# INFORMATION SUPPLIED:

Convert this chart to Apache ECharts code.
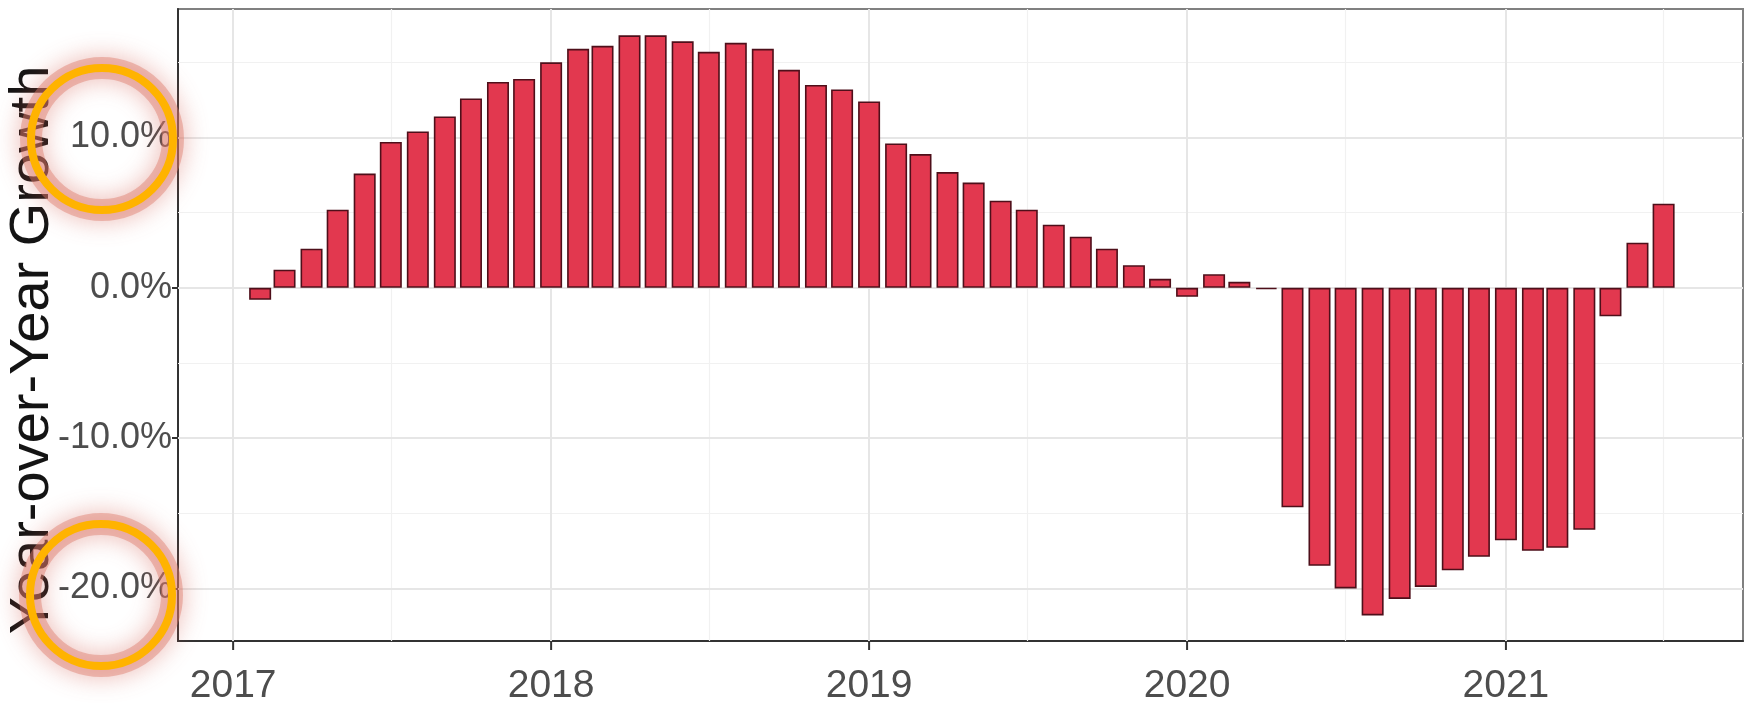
<!DOCTYPE html>
<html>
<head>
<meta charset="utf-8">
<script src="https://cdn.jsdelivr.net/npm/echarts@6/dist/echarts.min.js"></script>
<style>
html,body{margin:0;padding:0;background:#fff;}
#chart{width:1750px;height:706px;}
</style>
</head>
<body>
<div id="chart"></div>
<script>
// Monthly observation dates (bars)
const months = [
  '2017-02-01','2017-03-01','2017-04-01','2017-05-01','2017-06-01','2017-07-01','2017-08-01','2017-09-01','2017-10-01','2017-11-01','2017-12-01','2018-01-01',
  '2018-02-01','2018-03-01','2018-04-01','2018-05-01','2018-06-01','2018-07-01','2018-08-01','2018-09-01','2018-10-01','2018-11-01','2018-12-01','2019-01-01',
  '2019-02-01','2019-03-01','2019-04-01','2019-05-01','2019-06-01','2019-07-01','2019-08-01','2019-09-01','2019-10-01','2019-11-01','2019-12-01','2020-01-01',
  '2020-02-01','2020-03-01','2020-04-01','2020-05-01','2020-06-01','2020-07-01','2020-08-01','2020-09-01','2020-10-01','2020-11-01','2020-12-01','2021-01-01',
  '2021-02-01','2021-03-01','2021-04-01','2021-05-01','2021-06-01','2021-07-01'
];
// Year-over-year growth, percent
const growth = [
  -0.8, 1.2, 2.6, 5.2, 7.6, 9.7, 10.4, 11.4, 12.6, 13.7, 13.9, 15.0,
  15.9, 16.1, 16.8, 16.8, 16.4, 15.7, 16.3, 15.9, 14.5, 13.5, 13.2, 12.4,
  9.6, 8.9, 7.7, 7.0, 5.8, 5.2, 4.2, 3.4, 2.6, 1.5, 0.6, -0.6,
  0.9, 0.4, -0.1, -14.6, -18.5, -20.0, -21.8, -20.7, -19.9, -18.8, -17.9, -16.8,
  -17.5, -17.3, -16.1, -1.9, 3.0, 5.6
];
// Axis breaks
const yearTicks = ['2017-01-01','2018-01-01','2019-01-01','2020-01-01','2021-01-01'];
const yearMinor = ['2017-07-01','2018-07-01','2019-07-01','2020-07-01','2021-07-01'];
const yMajor = [-20, -10, 0, 10];
const yMinor = [-15, -5, 5, 15];
// configured x limits (ECharts widens a bar base axis by half a bar on each side)
const xRange = ['2016-11-11T08:00:00Z', '2021-09-17T12:00:00Z'];
const yRange = [-23.5, 18.55];
const yTitle = 'Year-over-Year Growth';

const ts = s => Date.parse(s.length === 10 ? s + 'T00:00:00Z' : s);
const chart = echarts.init(document.getElementById('chart'), null, {renderer: 'canvas'});

const labelFont = "'Liberation Sans', Arial, sans-serif";
const majorStyle = {color: '#E6E6E6', width: 2, type: 'solid'};
const minorStyle = {color: '#F1F1F1', width: 1.2, type: 'solid'};

const gridLines = []
  .concat(yMinor.map(v => ({yAxis: v, lineStyle: minorStyle})))
  .concat(yearMinor.map(d => ({xAxis: ts(d), lineStyle: minorStyle})))
  .concat(yMajor.map(v => ({yAxis: v, lineStyle: majorStyle})))
  .concat(yearTicks.map(d => ({xAxis: ts(d), lineStyle: majorStyle})));

const yearSet = new Set(yearTicks.map(ts));

const ringGlow = {fill: 'none', stroke: 'rgba(222,125,108,0.45)', lineWidth: 22, shadowBlur: 24, shadowColor: 'rgba(210,90,75,0.95)'};
const ringLine = {fill: 'none', stroke: '#FFB300', lineWidth: 8};

const option = {
  useUTC: true,
  animation: false,
  backgroundColor: '#ffffff',
  grid: {left: 178, right: 7, top: 9, bottom: 63, show: true, borderColor: '#808080', borderWidth: 2, backgroundColor: 'transparent'},
  xAxis: {
    type: 'time',
    min: ts(xRange[0]), max: ts(xRange[1]),
    minInterval: 365 * 24 * 3600 * 1000,
    axisLine: {show: true, onZero: false, lineStyle: {color: '#333333', width: 2}},
    axisTick: {show: false},
    axisLabel: {
      formatter: v => yearSet.has(v) ? String(new Date(v).getUTCFullYear()) : '',
      showMinLabel: false, showMaxLabel: false,
      color: '#4D4D4D', fontSize: 39, fontFamily: labelFont, margin: 26
    },
    splitLine: {show: false},
    minorSplitLine: {show: false}
  },
  yAxis: {
    type: 'value',
    min: yRange[0], max: yRange[1],
    axisLine: {show: true, onZero: false, lineStyle: {color: '#333333', width: 2}},
    axisTick: {show: true, length: 6, lineStyle: {color: '#333333', width: 2}, customValues: yMajor},
    axisLabel: {
      customValues: yMajor,
      formatter: v => v.toFixed(1) + '%',
      color: '#4D4D4D', fontSize: 36, fontFamily: labelFont, margin: 6
    },
    splitLine: {show: false}
  },
  series: [
    {
      type: 'line', data: [], z: 1, silent: true,
      markLine: {z: 1, silent: true, symbol: ['none', 'none'], label: {show: false}, animation: false, data: gridLines}
    },
    {
      type: 'bar', z: 3,
      barWidth: 22,
      data: months.map((m, i) => [ts(m), growth[i]]),
      itemStyle: {color: '#E2384F', borderColor: '#4E0F1A', borderWidth: 1.6}
    }
  ],
  graphic: [
    {
      type: 'text', z: 50, x: 33, y: 350, rotation: Math.PI / 2,
      style: {text: yTitle, fill: '#141414', font: "56px 'Liberation Sans', Arial, sans-serif", align: 'center', verticalAlign: 'middle'}
    },
    {type: 'circle', z: 99, shape: {cx: 102, cy: 139, r: 71}, style: ringGlow},
    {type: 'circle', z: 100, shape: {cx: 102, cy: 139, r: 71}, style: ringLine},
    {type: 'circle', z: 99, shape: {cx: 101, cy: 595, r: 71}, style: ringGlow},
    {type: 'circle', z: 100, shape: {cx: 101, cy: 595, r: 71}, style: ringLine}
  ]
};
chart.setOption(option);

// x-axis tick marks at year starts, positioned through the axis scale
function drawXTicks() {
  const els = yearTicks.map(d => {
    const p = chart.convertToPixel({xAxisIndex: 0, yAxisIndex: 0}, [ts(d), yRange[0]]);
    return {type: 'line', z: 20, shape: {x1: p[0], y1: p[1], x2: p[0], y2: p[1] + 9}, style: {stroke: '#333333', lineWidth: 2}};
  });
  chart.setOption({graphic: option.graphic.concat(els)}, {replaceMerge: ['graphic']});
}
drawXTicks();
</script>
</body>
</html>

# WHAT YOU ARE ASKED TO DO:
Your task is to repeat the data above exactly while excluding the pictures.

# EXERCISE RESPONSE:
Convert this chart to Apache ECharts code.
<!DOCTYPE html>
<html>
<head>
<meta charset="utf-8">
<script src="https://cdn.jsdelivr.net/npm/echarts@6/dist/echarts.min.js"></script>
<style>
html,body{margin:0;padding:0;background:#fff;}
#chart{width:1750px;height:706px;}
</style>
</head>
<body>
<div id="chart"></div>
<script>
// Monthly observation dates (bars)
const months = [
  '2017-02-01','2017-03-01','2017-04-01','2017-05-01','2017-06-01','2017-07-01','2017-08-01','2017-09-01','2017-10-01','2017-11-01','2017-12-01','2018-01-01',
  '2018-02-01','2018-03-01','2018-04-01','2018-05-01','2018-06-01','2018-07-01','2018-08-01','2018-09-01','2018-10-01','2018-11-01','2018-12-01','2019-01-01',
  '2019-02-01','2019-03-01','2019-04-01','2019-05-01','2019-06-01','2019-07-01','2019-08-01','2019-09-01','2019-10-01','2019-11-01','2019-12-01','2020-01-01',
  '2020-02-01','2020-03-01','2020-04-01','2020-05-01','2020-06-01','2020-07-01','2020-08-01','2020-09-01','2020-10-01','2020-11-01','2020-12-01','2021-01-01',
  '2021-02-01','2021-03-01','2021-04-01','2021-05-01','2021-06-01','2021-07-01'
];
// Year-over-year growth, percent
const growth = [
  -0.8, 1.2, 2.6, 5.2, 7.6, 9.7, 10.4, 11.4, 12.6, 13.7, 13.9, 15.0,
  15.9, 16.1, 16.8, 16.8, 16.4, 15.7, 16.3, 15.9, 14.5, 13.5, 13.2, 12.4,
  9.6, 8.9, 7.7, 7.0, 5.8, 5.2, 4.2, 3.4, 2.6, 1.5, 0.6, -0.6,
  0.9, 0.4, -0.1, -14.6, -18.5, -20.0, -21.8, -20.7, -19.9, -18.8, -17.9, -16.8,
  -17.5, -17.3, -16.1, -1.9, 3.0, 5.6
];
// Axis breaks
const yearTicks = ['2017-01-01','2018-01-01','2019-01-01','2020-01-01','2021-01-01'];
const yearMinor = ['2017-07-01','2018-07-01','2019-07-01','2020-07-01','2021-07-01'];
const yMajor = [-20, -10, 0, 10];
const yMinor = [-15, -5, 5, 15];
// configured x limits (ECharts widens a bar base axis by half a bar on each side)
const xRange = ['2016-11-11T08:00:00Z', '2021-09-17T12:00:00Z'];
const yRange = [-23.5, 18.55];
const yTitle = 'Year-over-Year Growth';

const ts = s => Date.parse(s.length === 10 ? s + 'T00:00:00Z' : s);
const chart = echarts.init(document.getElementById('chart'), null, {renderer: 'canvas'});

const labelFont = "'Liberation Sans', Arial, sans-serif";
const majorStyle = {color: '#E6E6E6', width: 2, type: 'solid'};
const minorStyle = {color: '#F1F1F1', width: 1.2, type: 'solid'};

const gridLines = []
  .concat(yMinor.map(v => ({yAxis: v, lineStyle: minorStyle})))
  .concat(yearMinor.map(d => ({xAxis: ts(d), lineStyle: minorStyle})))
  .concat(yMajor.map(v => ({yAxis: v, lineStyle: majorStyle})))
  .concat(yearTicks.map(d => ({xAxis: ts(d), lineStyle: majorStyle})));

const yearSet = new Set(yearTicks.map(ts));

const ringGlow = {fill: 'none', stroke: 'rgba(222,125,108,0.45)', lineWidth: 22, shadowBlur: 24, shadowColor: 'rgba(210,90,75,0.95)'};
const ringLine = {fill: 'none', stroke: '#FFB300', lineWidth: 8};

const option = {
  useUTC: true,
  animation: false,
  backgroundColor: '#ffffff',
  grid: {left: 178, right: 7, top: 9, bottom: 63, show: true, borderColor: '#808080', borderWidth: 2, backgroundColor: 'transparent'},
  xAxis: {
    type: 'time',
    min: ts(xRange[0]), max: ts(xRange[1]),
    minInterval: 365 * 24 * 3600 * 1000,
    axisLine: {show: true, onZero: false, lineStyle: {color: '#333333', width: 2}},
    axisTick: {show: false},
    axisLabel: {
      formatter: v => yearSet.has(v) ? String(new Date(v).getUTCFullYear()) : '',
      showMinLabel: false, showMaxLabel: false,
      color: '#4D4D4D', fontSize: 39, fontFamily: labelFont, margin: 26
    },
    splitLine: {show: false},
    minorSplitLine: {show: false}
  },
  yAxis: {
    type: 'value',
    min: yRange[0], max: yRange[1],
    axisLine: {show: true, onZero: false, lineStyle: {color: '#333333', width: 2}},
    axisTick: {show: true, length: 6, lineStyle: {color: '#333333', width: 2}, customValues: yMajor},
    axisLabel: {
      customValues: yMajor,
      formatter: v => v.toFixed(1) + '%',
      color: '#4D4D4D', fontSize: 36, fontFamily: labelFont, margin: 6
    },
    splitLine: {show: false}
  },
  series: [
    {
      type: 'line', data: [], z: 1, silent: true,
      markLine: {z: 1, silent: true, symbol: ['none', 'none'], label: {show: false}, animation: false, data: gridLines}
    },
    {
      type: 'bar', z: 3,
      barWidth: 22,
      data: months.map((m, i) => [ts(m), growth[i]]),
      itemStyle: {color: '#E2384F', borderColor: '#4E0F1A', borderWidth: 1.6}
    }
  ],
  graphic: [
    {
      type: 'text', z: 50, x: 33, y: 350, rotation: Math.PI / 2,
      style: {text: yTitle, fill: '#141414', font: "56px 'Liberation Sans', Arial, sans-serif", align: 'center', verticalAlign: 'middle'}
    },
    {type: 'circle', z: 99, shape: {cx: 102, cy: 139, r: 71}, style: ringGlow},
    {type: 'circle', z: 100, shape: {cx: 102, cy: 139, r: 71}, style: ringLine},
    {type: 'circle', z: 99, shape: {cx: 101, cy: 595, r: 71}, style: ringGlow},
    {type: 'circle', z: 100, shape: {cx: 101, cy: 595, r: 71}, style: ringLine}
  ]
};
chart.setOption(option);

// x-axis tick marks at year starts, positioned through the axis scale
function drawXTicks() {
  const els = yearTicks.map(d => {
    const p = chart.convertToPixel({xAxisIndex: 0, yAxisIndex: 0}, [ts(d), yRange[0]]);
    return {type: 'line', z: 20, shape: {x1: p[0], y1: p[1], x2: p[0], y2: p[1] + 9}, style: {stroke: '#333333', lineWidth: 2}};
  });
  chart.setOption({graphic: option.graphic.concat(els)}, {replaceMerge: ['graphic']});
}
drawXTicks();
</script>
</body>
</html>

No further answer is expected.